Слабые, закрутившиеся в бесовском мареве, — что о них говорить? И судить их не стоит. Они мертвы для будущего. Оставим их в покое, несуществующих.
Наша непрерывная тоска, забота, мысль — о верных России, о непримиримых, — о тех, кто страдает всех глубже, всех ужаснее. Пусть они знают, что у русских, не погибших духовно, и здесь, в Европе — то же внутреннее страдание, как у них, там. То же самое, та же боль и то же ожидание — революции, т. е. единственного, что может внести перемену, растопить застылый ужас всех последних годов.

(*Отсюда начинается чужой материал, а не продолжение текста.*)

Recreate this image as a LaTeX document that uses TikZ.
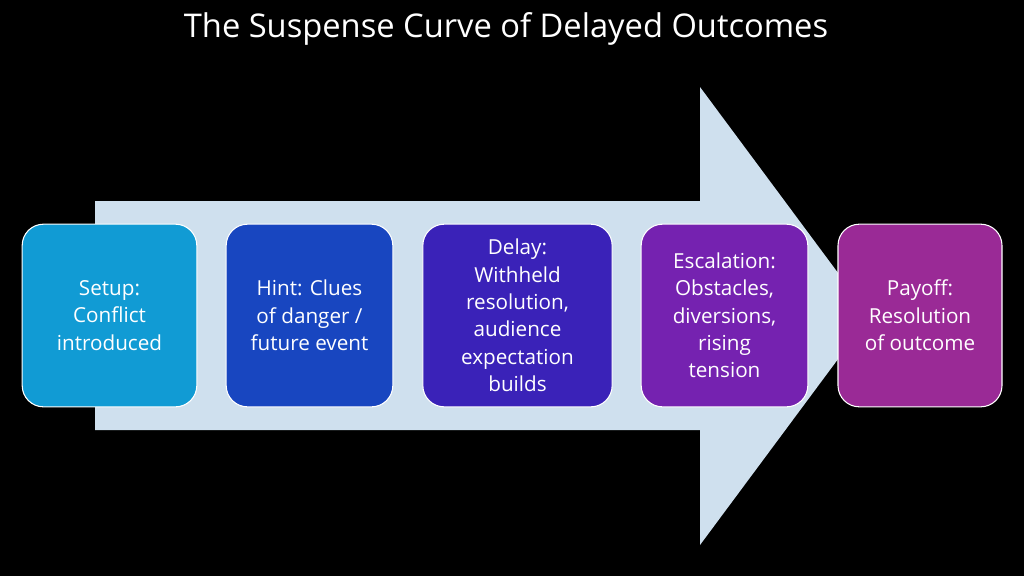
\documentclass[tikz,border=0pt]{standalone}
\usepackage{fontspec}
\setmainfont{Open Sans}
\begin{document}
\begin{tikzpicture}[x=0.75pt,y=-0.75pt,
  stage/.style={draw=white,line width=0.8pt,rounded corners=16pt,text=white,align=center,font=\fontsize{15.5}{20.5}\selectfont,inner sep=0pt}]
\fill[black] (0,0) rectangle (1024,576);
\useasboundingbox (0,0) rectangle (1024,576);
\node[text=white,font=\fontsize{24.5}{28}\selectfont] (title) at (506,29) {The Suspense Curve of Delayed Outcomes};
\fill[fill={rgb,255:red,207;green,224;blue,238}] (95,201) -- (700,201) -- (700,87) -- (870,316) -- (700,545) -- (700,430) -- (95,430) -- cycle;
\definecolor{c1}{RGB}{17,155,212}
\definecolor{c2}{RGB}{24,70,192}
\definecolor{c3}{RGB}{58,34,184}
\definecolor{c4}{RGB}{117,34,176}
\definecolor{c5}{RGB}{154,42,150}
\node[stage,fill=c1,minimum width=131pt,minimum height=137pt] (s1) at (109.5,315.5) {Setup:\\Conflict\\introduced};
\node[stage,fill=c2,minimum width=125pt,minimum height=137pt] (s2) at (309.5,315.5) {Hint: Clues\\of danger /\\future event};
\node[stage,fill=c3,minimum width=142pt,minimum height=137pt] (s3) at (517.5,315.5) {Delay:\\Withheld\\resolution,\\audience\\expectation\\builds};
\node[stage,fill=c4,minimum width=125pt,minimum height=137pt] (s4) at (724.5,315.5) {Escalation:\\Obstacles,\\diversions,\\rising\\tension};
\node[stage,fill=c5,minimum width=123pt,minimum height=137pt] (s5) at (920,315.5) {Payoff:\\Resolution\\of outcome};
\end{tikzpicture}
\end{document}
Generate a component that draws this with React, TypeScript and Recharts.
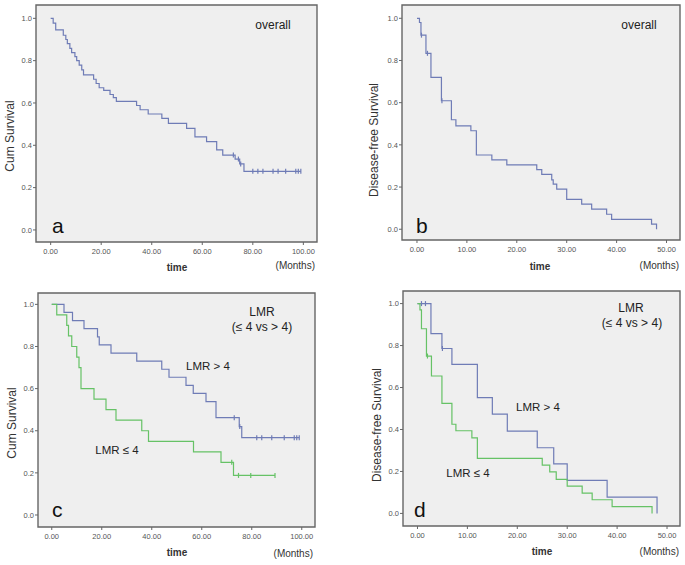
import { ComposedChart, Line, XAxis, YAxis, ReferenceArea } from "recharts"

// overall survival (a)
const osTime = [0, 1, 2, 5, 6, 6.6, 7.6, 8.3, 9.6, 10.3, 11.3, 12.3, 13, 17, 18, 19.2, 21, 23.5, 24.8, 26, 34, 35.4, 38.6, 44, 46.6, 53.8, 57.1, 61.7, 65.7, 68.1, 73, 74.8, 76.5]
const osSurv = [1, 0.977, 0.945, 0.92, 0.9, 0.88, 0.858, 0.838, 0.819, 0.8, 0.779, 0.756, 0.733, 0.712, 0.692, 0.672, 0.66, 0.64, 0.625, 0.608, 0.588, 0.568, 0.548, 0.527, 0.504, 0.48, 0.44, 0.417, 0.378, 0.354, 0.335, 0.312, 0.277]
const osCensor = [72.3, 74.3, 75.2, 80, 82, 84, 88, 90, 93, 97, 98, 99]

// disease-free survival (b)
const dfsTime = [0, 0.5, 0.8, 1.8, 2.8, 4.9, 6.9, 7.8, 10.8, 11.9, 15, 18, 24, 25, 27, 27.3, 28, 30, 33, 35, 38, 39, 47, 48]
const dfsSurv = [1, 0.98, 0.92, 0.834, 0.72, 0.609, 0.519, 0.49, 0.467, 0.352, 0.329, 0.305, 0.283, 0.26, 0.234, 0.214, 0.19, 0.142, 0.119, 0.095, 0.071, 0.047, 0.024, 0]
const dfsCensor = [0.9, 2.1, 5.0]

// OS by LMR (c)
const osHighTime = [0, 4.9, 8.3, 12.9, 18.3, 19, 23.7, 34, 44, 46.9, 53.7, 56.6, 61.7, 65.7, 75, 76]
const osHighSurv = [1, 0.962, 0.923, 0.885, 0.846, 0.808, 0.769, 0.731, 0.692, 0.654, 0.615, 0.577, 0.538, 0.462, 0.42, 0.367]
const osHighCensor = [73, 75.2, 82, 84, 88, 93, 97, 98, 99]
const osLowTime = [0, 2, 6, 6.7, 8, 10, 10.9, 11.7, 16.9, 21.7, 25.7, 36, 38.7, 56.7, 67.7, 72.7]
const osLowSurv = [1, 0.95, 0.9, 0.85, 0.8, 0.75, 0.7, 0.6, 0.55, 0.5, 0.45, 0.4, 0.35, 0.3, 0.25, 0.188]
const osLowCensor = [72, 74.7, 79.6, 89.3]

// DFS by LMR (d)
const dfsHighTime = [0, 2.7, 4.9, 6.9, 12, 15, 18, 24, 27.3, 30, 38, 48]
const dfsHighSurv = [1, 0.857, 0.786, 0.71, 0.552, 0.473, 0.392, 0.313, 0.236, 0.157, 0.078, 0]
const dfsHighCensor = [0.8, 1.6, 5.0]
const dfsLowTime = [0, 0.5, 0.8, 1.8, 2.8, 4.9, 6.9, 7.7, 10.9, 12, 25, 26.5, 27.8, 30, 33, 35, 39, 47]
const dfsLowSurv = [1, 0.97, 0.88, 0.75, 0.655, 0.524, 0.425, 0.394, 0.36, 0.262, 0.23, 0.198, 0.162, 0.13, 0.097, 0.065, 0.032, 0]
const dfsLowCensor = [2.0]

const yTicks = [0, 0.2, 0.4, 0.6, 0.8, 1.0]
const xTicks100 = [0, 20, 40, 60, 80, 100]
const xTicks50 = [0, 10, 20, 30, 40, 50]

const BLUE = "#6f7cb6"
const GREEN = "#66c266"
const FONT = "'Liberation Sans', Arial, sans-serif"

type Pt = { t: number; s: number; censored: boolean }

function buildCurve(times: number[], surv: number[], censor: number[]): Pt[] {
  const pts: Pt[] = times.map((t, i) => ({ t, s: surv[i], censored: false }))
  censor.forEach((c) => {
    let s = surv[0]
    times.forEach((t, i) => {
      if (t <= c) s = surv[i]
    })
    pts.push({ t: c, s, censored: true })
  })
  return pts.sort((a, b) => a.t - b.t)
}

const censorDot = (color: string) => (props: any) => {
  const { cx, cy, payload, index } = props
  if (!payload || !payload.censored) return <g key={`d${index}`} />
  return <line key={`d${index}`} x1={cx} x2={cx} y1={cy - 2.5} y2={cy + 2.5} stroke={color} strokeWidth={1.2} />
}

interface Series {
  data: Pt[]
  color: string
}

interface PanelProps {
  box: [number, number, number, number] // left, top, width, height
  plot: [number, number, number, number] // x0, y0, x1, y1 (page px)
  xDomain: [number, number]
  yDomain: [number, number]
  xTicks: number[]
  series: Series[]
}

function Panel({ box, plot, xDomain, yDomain, xTicks, series }: PanelProps) {
  const [left, top, width, height] = box
  const yAxisW = 30
  const xAxisH = 20
  const margin = {
    left: plot[0] - left - yAxisW,
    top: plot[1] - top,
    right: left + width - plot[2],
    bottom: top + height - plot[3] - xAxisH,
  }
  const tickStyle = { fontSize: 7.5, fill: "#555", fontFamily: FONT }
  return (
    <div style={{ position: "absolute", left, top, width, height }}>
      <ComposedChart width={width} height={height} margin={margin}>
        <ReferenceArea
          x1={xDomain[0]}
          x2={xDomain[1]}
          y1={yDomain[0]}
          y2={yDomain[1]}
          fill="#efefef"
          fillOpacity={1}
          stroke="#666"
          strokeWidth={1.4}
        />
        <XAxis
          dataKey="t"
          type="number"
          domain={xDomain}
          ticks={xTicks}
          allowDataOverflow
          height={xAxisH}
          axisLine={false}
          tickSize={3}
          tickMargin={4}
          tickLine={{ stroke: "#666" }}
          tick={tickStyle}
          tickFormatter={(v: number) => v.toFixed(2)}
        />
        <YAxis
          type="number"
          domain={yDomain}
          ticks={yTicks}
          allowDataOverflow
          width={yAxisW}
          axisLine={false}
          tickSize={3}
          tickMargin={1}
          tickLine={{ stroke: "#666" }}
          tick={tickStyle}
          tickFormatter={(v: number) => v.toFixed(1)}
        />
        {series.map((sr, i) => (
          <Line
            key={i}
            data={sr.data}
            dataKey="s"
            type="stepAfter"
            stroke={sr.color}
            strokeWidth={1.2}
            dot={censorDot(sr.color)}
            activeDot={false}
            isAnimationActive={false}
          />
        ))}
      </ComposedChart>
    </div>
  )
}

function Annotations() {
  const t = { fontFamily: FONT, fill: "#222" }
  const axisTitle = { fontFamily: FONT, fill: "#333", fontSize: 12 }
  const small = { fontFamily: FONT, fill: "#333", fontSize: 10 }
  const letter = { fontFamily: FONT, fill: "#111", fontSize: 21 }
  return (
    <svg width={685} height={565} style={{ position: "absolute", left: 0, top: 0, pointerEvents: "none" }}>
      {/* y axis titles */}
      <text {...axisTitle} textAnchor="middle" transform="translate(14,136) rotate(-90)">Cum Survival</text>
      <text {...axisTitle} textAnchor="middle" transform="translate(378,140) rotate(-90)">Disease-free Survival</text>
      <text {...axisTitle} textAnchor="middle" transform="translate(16,423) rotate(-90)">Cum Survival</text>
      <text {...axisTitle} textAnchor="middle" transform="translate(381,425) rotate(-90)">Disease-free Survival</text>

      {/* x axis titles */}
      <text {...small} fontWeight="bold" textAnchor="middle" x={177} y={271}>time</text>
      <text {...small} textAnchor="end" x={315} y={269}>(Months)</text>
      <text {...small} fontWeight="bold" textAnchor="middle" x={540} y={270}>time</text>
      <text {...small} textAnchor="end" x={679} y={269}>(Months)</text>
      <text {...small} fontWeight="bold" textAnchor="middle" x={177} y={556}>time</text>
      <text {...small} textAnchor="end" x={313} y={557}>(Months)</text>
      <text {...small} fontWeight="bold" textAnchor="middle" x={542} y={555}>time</text>
      <text {...small} textAnchor="end" x={679} y={555}>(Months)</text>

      {/* panel letters */}
      <text {...letter} x={52} y={233}>a</text>
      <text {...letter} x={416} y={233}>b</text>
      <text {...letter} x={52} y={517}>c</text>
      <text {...letter} x={414} y={517}>d</text>

      {/* in-plot labels */}
      <text {...t} fontSize={12} textAnchor="middle" x={273} y={29}>overall</text>
      <text {...t} fontSize={12} textAnchor="middle" x={639} y={29}>overall</text>

      <text {...t} fontSize={12} textAnchor="middle" x={262} y={316}>LMR</text>
      <text {...t} fontSize={12} textAnchor="middle" x={262} y={331}>(≤ 4 vs &gt; 4)</text>
      <text {...t} fontSize={11.5} textAnchor="middle" x={208} y={370}>LMR &gt; 4</text>
      <text {...t} fontSize={11.5} textAnchor="middle" x={117} y={454}>LMR ≤ 4</text>

      <text {...t} fontSize={12} textAnchor="middle" x={631} y={312}>LMR</text>
      <text {...t} fontSize={12} textAnchor="middle" x={632} y={327}>(≤ 4 vs &gt; 4)</text>
      <text {...t} fontSize={11.5} textAnchor="middle" x={538} y={411}>LMR &gt; 4</text>
      <text {...t} fontSize={11.5} textAnchor="middle" x={468} y={477}>LMR ≤ 4</text>
    </svg>
  )
}

export default function App() {
  const os = buildCurve(osTime, osSurv, osCensor)
  const dfs = buildCurve(dfsTime, dfsSurv, dfsCensor)
  const osHigh = buildCurve(osHighTime, osHighSurv, osHighCensor)
  const osLow = buildCurve(osLowTime, osLowSurv, osLowCensor)
  const dfsHigh = buildCurve(dfsHighTime, dfsHighSurv, dfsHighCensor)
  const dfsLow = buildCurve(dfsLowTime, dfsLowSurv, dfsLowCensor)

  return (
    <div style={{ position: "absolute", left: 0, top: 0, width: 685, height: 565, background: "#fff" }}>
      <Panel
        box={[0, 0, 345, 282]}
        plot={[36, 5, 317, 242]}
        xDomain={[-5.8, 105.4]}
        yDomain={[-0.057, 1.063]}
        xTicks={xTicks100}
        series={[{ data: os, color: BLUE }]}
      />
      <Panel
        box={[345, 0, 340, 282]}
        plot={[402, 5, 680, 240]}
        xDomain={[-3, 52.7]}
        yDomain={[-0.051, 1.063]}
        xTicks={xTicks50}
        series={[{ data: dfs, color: BLUE }]}
      />
      <Panel
        box={[0, 282, 345, 283]}
        plot={[38, 293, 315, 527]}
        xDomain={[-5.5, 105.3]}
        yDomain={[-0.057, 1.054]}
        xTicks={xTicks100}
        series={[
          { data: osHigh, color: BLUE },
          { data: osLow, color: GREEN },
        ]}
      />
      <Panel
        box={[345, 282, 340, 283]}
        plot={[403, 291, 680, 526]}
        xDomain={[-2.9, 52.6]}
        yDomain={[-0.06, 1.06]}
        xTicks={xTicks50}
        series={[
          { data: dfsHigh, color: BLUE },
          { data: dfsLow, color: GREEN },
        ]}
      />
      <Annotations />
    </div>
  )
}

Мы так близки духовно, так понимаем друг друга, как будто и не разлучались. Только у нас, здешних, поверх нашего страдания, еще боль за тех, страдающих и физически, — мы знаем, как… Впрочем, что об этом?
Есть целомудрие молчанья
И целомудрие любви…
Мы давно отвыкли возмущаться здешними эмигрантами-отщепенцами, не разговариваем с ними, как с несуществующими. Лишь в редких случаях, когда какой-нибудь из этих господ, выдавая себя за самого «свежего беженца» из России, начинает по-своему распространяться о наших близких, оставшихся, да еще передергивать, — приходится вступиться. Опять ради них только, ведь они сами ничего не могут сказать. Не очень давно в «Последних Новостях» была такая статья: автор, сантиментально скорбя по поводу смерти Блока, как будто защищает оставшихся в Совдепии интеллигентов от жестокосердия эмигрантов; и вдруг, непонятным вольтом, переходит на горячую защиту «Всемирной Литературы», учреждения совдепского, весьма известного, с его покровителями Гржебиным и Горьким. Уже от лица «оставшихся» (и даже ныне погибших) автор этой прекрасной статейки повествует, какое возмущение вызвал клочок заграничной газеты, где Мережковский назвал вышеупомянутое учреждение «бесстыдной спекуляцией». Объекты спекуляции, русские писатели, будто бы возмутились, что один из них, такой же объект (и я, и Мережковский, оба на своей шкуре знаем эту «Всемирку») — назвал вещь своим именем. Возмутились и горой встали за Гржебина и Горького. Как, мол, смеет Мережковский позорить наших отцов и благодетелей. Если они нас эксплуатируют, издеваются над нищими, так на то они нам и дадены.